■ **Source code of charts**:

■ ■ ■ ■

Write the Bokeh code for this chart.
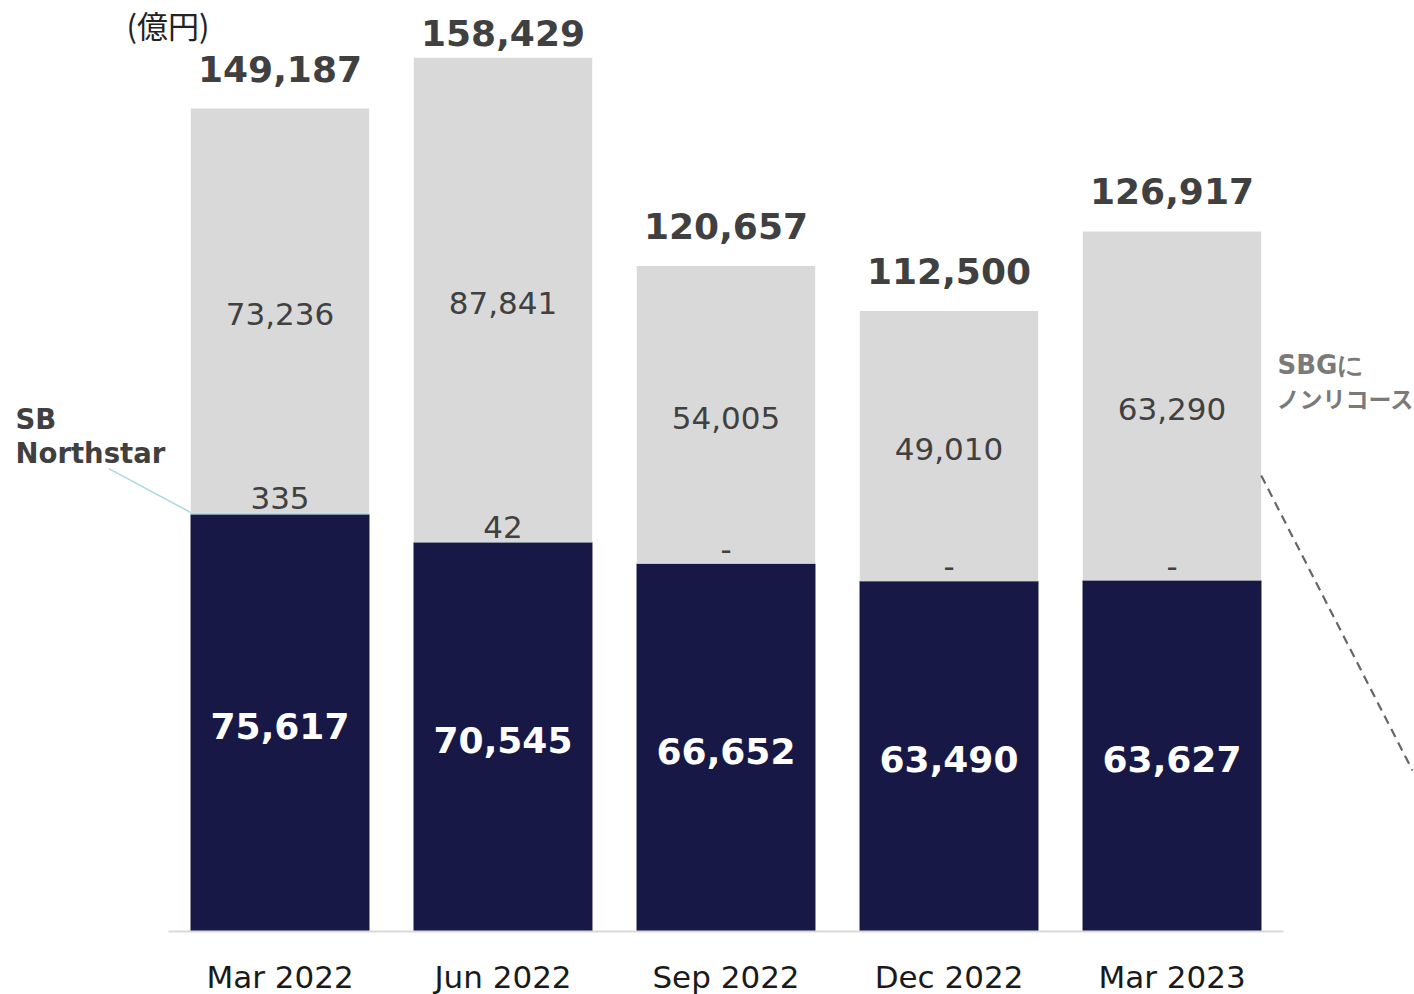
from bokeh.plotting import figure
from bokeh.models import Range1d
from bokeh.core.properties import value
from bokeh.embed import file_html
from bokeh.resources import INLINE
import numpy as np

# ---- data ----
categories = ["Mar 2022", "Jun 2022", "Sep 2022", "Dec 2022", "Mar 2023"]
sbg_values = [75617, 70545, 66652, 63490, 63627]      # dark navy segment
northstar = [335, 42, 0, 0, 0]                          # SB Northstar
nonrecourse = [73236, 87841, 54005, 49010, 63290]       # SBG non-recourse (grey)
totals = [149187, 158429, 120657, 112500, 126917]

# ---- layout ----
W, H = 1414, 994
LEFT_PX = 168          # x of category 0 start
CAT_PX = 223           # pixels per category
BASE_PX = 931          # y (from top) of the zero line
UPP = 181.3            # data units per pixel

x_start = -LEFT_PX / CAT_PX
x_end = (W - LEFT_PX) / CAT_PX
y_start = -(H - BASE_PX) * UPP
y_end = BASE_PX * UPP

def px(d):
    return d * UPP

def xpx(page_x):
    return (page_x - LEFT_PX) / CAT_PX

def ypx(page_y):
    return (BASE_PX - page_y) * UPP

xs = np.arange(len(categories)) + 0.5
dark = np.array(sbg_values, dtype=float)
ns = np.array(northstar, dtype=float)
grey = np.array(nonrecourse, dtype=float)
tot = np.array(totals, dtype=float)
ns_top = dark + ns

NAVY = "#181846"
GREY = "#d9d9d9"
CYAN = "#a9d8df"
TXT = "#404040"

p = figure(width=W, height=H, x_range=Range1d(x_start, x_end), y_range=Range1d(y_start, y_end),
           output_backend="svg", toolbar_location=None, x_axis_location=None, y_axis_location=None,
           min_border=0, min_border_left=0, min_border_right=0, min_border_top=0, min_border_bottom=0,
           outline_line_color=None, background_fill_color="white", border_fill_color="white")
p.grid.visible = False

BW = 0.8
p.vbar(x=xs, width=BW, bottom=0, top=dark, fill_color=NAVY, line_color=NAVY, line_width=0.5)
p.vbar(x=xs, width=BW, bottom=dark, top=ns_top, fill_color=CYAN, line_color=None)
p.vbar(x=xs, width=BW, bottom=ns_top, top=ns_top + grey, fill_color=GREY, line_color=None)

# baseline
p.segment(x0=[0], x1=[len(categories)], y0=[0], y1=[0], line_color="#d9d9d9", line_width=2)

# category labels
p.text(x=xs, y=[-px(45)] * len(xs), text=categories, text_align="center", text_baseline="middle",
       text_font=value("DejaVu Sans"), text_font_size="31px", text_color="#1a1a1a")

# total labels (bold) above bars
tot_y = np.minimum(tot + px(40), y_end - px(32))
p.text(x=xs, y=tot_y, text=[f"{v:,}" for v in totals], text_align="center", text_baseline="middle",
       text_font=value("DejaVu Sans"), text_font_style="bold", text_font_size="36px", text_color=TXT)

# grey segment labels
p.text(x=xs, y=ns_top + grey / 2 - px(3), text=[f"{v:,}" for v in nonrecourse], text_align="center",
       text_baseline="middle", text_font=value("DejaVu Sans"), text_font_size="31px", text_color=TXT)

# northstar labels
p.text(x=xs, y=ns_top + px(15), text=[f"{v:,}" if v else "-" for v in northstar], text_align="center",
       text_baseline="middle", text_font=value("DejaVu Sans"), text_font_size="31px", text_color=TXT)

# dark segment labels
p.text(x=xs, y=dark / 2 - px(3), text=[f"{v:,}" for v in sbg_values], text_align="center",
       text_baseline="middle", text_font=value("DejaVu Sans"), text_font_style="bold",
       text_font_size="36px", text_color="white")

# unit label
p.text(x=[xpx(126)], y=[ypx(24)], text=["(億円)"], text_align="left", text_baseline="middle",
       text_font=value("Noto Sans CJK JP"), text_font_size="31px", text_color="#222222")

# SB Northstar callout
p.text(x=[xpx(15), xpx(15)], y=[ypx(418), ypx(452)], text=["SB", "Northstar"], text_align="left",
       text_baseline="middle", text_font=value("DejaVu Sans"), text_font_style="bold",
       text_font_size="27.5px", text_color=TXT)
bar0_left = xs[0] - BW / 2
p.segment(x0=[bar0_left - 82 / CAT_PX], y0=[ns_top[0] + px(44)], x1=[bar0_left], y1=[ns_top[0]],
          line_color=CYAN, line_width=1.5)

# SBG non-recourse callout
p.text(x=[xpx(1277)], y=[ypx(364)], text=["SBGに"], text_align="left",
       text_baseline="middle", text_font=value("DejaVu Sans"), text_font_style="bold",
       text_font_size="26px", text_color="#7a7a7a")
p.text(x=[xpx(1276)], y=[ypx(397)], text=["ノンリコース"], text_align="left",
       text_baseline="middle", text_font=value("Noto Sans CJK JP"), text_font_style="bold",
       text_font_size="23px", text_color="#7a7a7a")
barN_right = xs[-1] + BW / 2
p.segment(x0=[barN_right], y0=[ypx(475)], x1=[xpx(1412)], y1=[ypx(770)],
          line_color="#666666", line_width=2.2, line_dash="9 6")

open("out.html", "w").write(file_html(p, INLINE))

■ ■ ■ ■

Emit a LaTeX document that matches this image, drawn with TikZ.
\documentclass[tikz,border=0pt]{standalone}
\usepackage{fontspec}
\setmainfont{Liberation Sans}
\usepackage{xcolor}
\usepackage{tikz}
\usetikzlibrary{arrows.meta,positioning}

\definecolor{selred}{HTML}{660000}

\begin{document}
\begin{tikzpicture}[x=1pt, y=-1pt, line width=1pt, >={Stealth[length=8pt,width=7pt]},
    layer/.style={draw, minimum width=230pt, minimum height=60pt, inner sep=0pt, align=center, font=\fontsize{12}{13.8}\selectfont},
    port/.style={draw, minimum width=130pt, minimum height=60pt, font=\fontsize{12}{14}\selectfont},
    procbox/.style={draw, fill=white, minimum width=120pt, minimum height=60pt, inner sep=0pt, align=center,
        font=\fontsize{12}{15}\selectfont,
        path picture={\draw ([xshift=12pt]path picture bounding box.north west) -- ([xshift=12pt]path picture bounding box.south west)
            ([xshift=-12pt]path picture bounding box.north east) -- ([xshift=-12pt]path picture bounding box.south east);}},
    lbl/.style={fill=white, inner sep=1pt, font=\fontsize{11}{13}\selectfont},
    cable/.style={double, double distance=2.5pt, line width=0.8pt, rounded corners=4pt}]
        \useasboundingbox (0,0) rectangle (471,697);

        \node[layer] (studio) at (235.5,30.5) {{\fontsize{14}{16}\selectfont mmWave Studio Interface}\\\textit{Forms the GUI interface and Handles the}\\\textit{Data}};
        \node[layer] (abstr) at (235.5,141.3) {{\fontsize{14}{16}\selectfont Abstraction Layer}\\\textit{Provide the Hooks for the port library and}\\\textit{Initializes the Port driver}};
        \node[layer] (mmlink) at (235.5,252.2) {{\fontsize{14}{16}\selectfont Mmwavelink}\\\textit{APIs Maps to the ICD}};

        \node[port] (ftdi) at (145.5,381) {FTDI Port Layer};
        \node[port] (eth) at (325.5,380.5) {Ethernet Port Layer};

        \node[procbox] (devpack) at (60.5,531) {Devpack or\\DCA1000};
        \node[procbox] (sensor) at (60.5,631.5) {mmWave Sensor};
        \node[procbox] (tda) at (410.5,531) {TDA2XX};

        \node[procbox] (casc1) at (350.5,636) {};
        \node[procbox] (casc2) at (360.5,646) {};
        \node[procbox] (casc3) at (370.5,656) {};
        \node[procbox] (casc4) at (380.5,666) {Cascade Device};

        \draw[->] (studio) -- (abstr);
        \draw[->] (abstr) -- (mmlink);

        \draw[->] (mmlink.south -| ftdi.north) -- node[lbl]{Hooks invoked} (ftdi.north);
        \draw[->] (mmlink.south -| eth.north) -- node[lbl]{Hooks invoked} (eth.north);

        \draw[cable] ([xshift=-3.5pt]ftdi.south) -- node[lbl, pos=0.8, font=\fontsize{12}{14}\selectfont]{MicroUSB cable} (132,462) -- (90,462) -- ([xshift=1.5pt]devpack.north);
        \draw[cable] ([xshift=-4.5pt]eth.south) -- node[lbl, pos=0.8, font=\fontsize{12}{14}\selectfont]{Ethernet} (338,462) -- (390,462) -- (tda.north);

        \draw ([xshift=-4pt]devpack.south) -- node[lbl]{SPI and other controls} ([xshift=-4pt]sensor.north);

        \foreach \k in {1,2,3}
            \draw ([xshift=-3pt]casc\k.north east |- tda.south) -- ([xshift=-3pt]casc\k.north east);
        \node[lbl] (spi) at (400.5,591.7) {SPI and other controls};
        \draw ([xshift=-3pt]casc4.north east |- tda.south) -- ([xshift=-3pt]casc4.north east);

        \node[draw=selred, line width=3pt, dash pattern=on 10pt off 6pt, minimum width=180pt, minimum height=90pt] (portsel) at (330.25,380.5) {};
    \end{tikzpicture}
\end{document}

■ ■ ■ ■

■ **SET EXERCISE**: Omit the pictures. Extract exactly the lines that begin with the one holding "Write the Bokeh code for this chart." and end with the one holding "import numpy as np", inclusive.

■ **RESPONSE TO THIS TASK**:
Write the Bokeh code for this chart.
from bokeh.plotting import figure
from bokeh.models import Range1d
from bokeh.core.properties import value
from bokeh.embed import file_html
from bokeh.resources import INLINE
import numpy as np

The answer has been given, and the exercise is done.